If extraction lags (reward < 0.25 at step 600):
Reward function ceiling. Add semantic field-value scoring:

# In reward_extraction: add bonus for correct field VALUES, not just field PRESENCE
if data.get("sentiment") in VALID_SENTIMENTS:    score += 0.05  # was already there
# Add: exact-match bonus against reference answer if available
# Add: partial credit for correct complaint_category even if sentiment wrong

If sql_qa lags (reward < 0.20 at step 600):
Capacity limit at 0.5B for analytical tasks. Accept this and plan 3.7B for sql_qa. Keep 0.5B for extraction+push only, route sql_qa+insights to 3.7B in production.

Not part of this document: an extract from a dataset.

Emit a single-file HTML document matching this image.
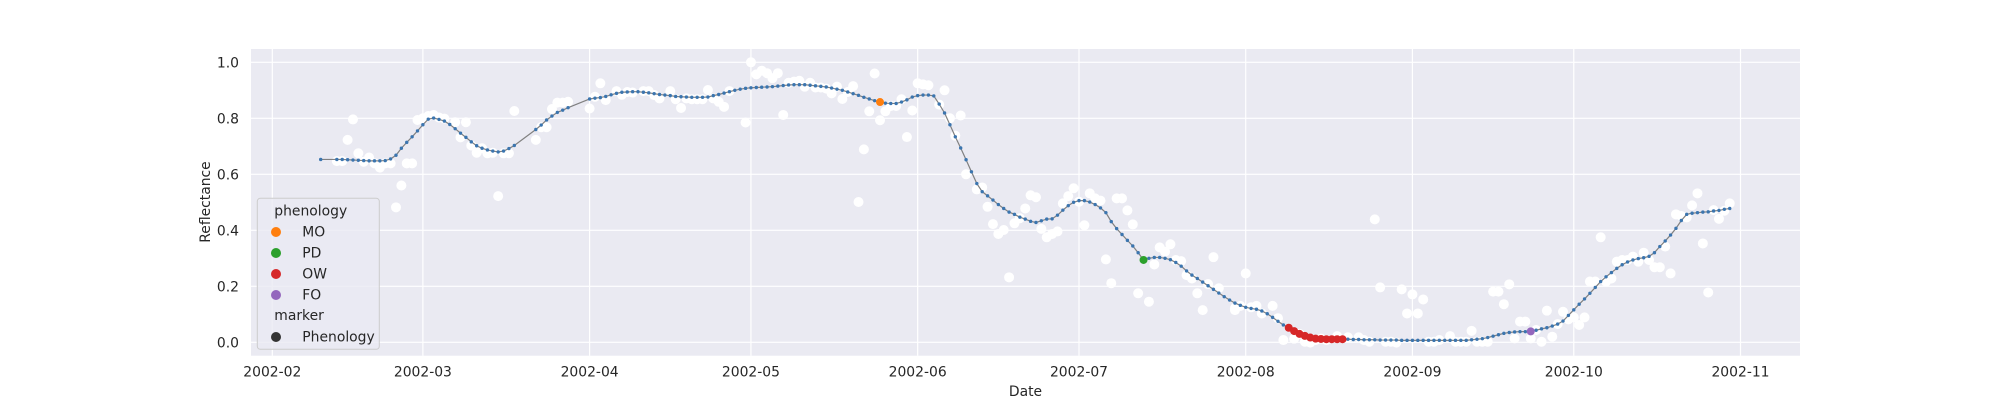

If insights lags (reward < 0.20 at step 600):
Most likely data starvation (only ~148 insights prompts in training set). Generate 200 more insights pairs from commerce.db before V4.2:

# Quick synthetic expansion using existing generate_pairs.py logic
# Target: 350 total insights pairs (was 148)
# Source: random sample from orders_enriched WHERE sentiment='negative'

Decision Tree

Run V4.1 (600 steps, 5e-6 LR, constant schedule, parser fix)
        │
        ├─ eval ≥ 0.55 at step 600?
        │       YES → Scenario A: Scale to 3.7B-Instruct with V4.1 config
        │
        ├─ eval plateaus at ~0.476 AND extraction still ≈ 0.17?
        │       YES → Scenario B: Switch to 0.5B-Base with SFT warm-up
        │
        └─ eval improves but one task type consistently < 0.20?
                YES → Scenario C: Targeted fix for weakest task
                      sql_qa weak → accept, plan 3.7B
                      insights weak → generate more pairs
                      extraction weak → refine reward function

V4 validated the recipe. V4.1 exhausts 0.5B before spending 3.7B compute.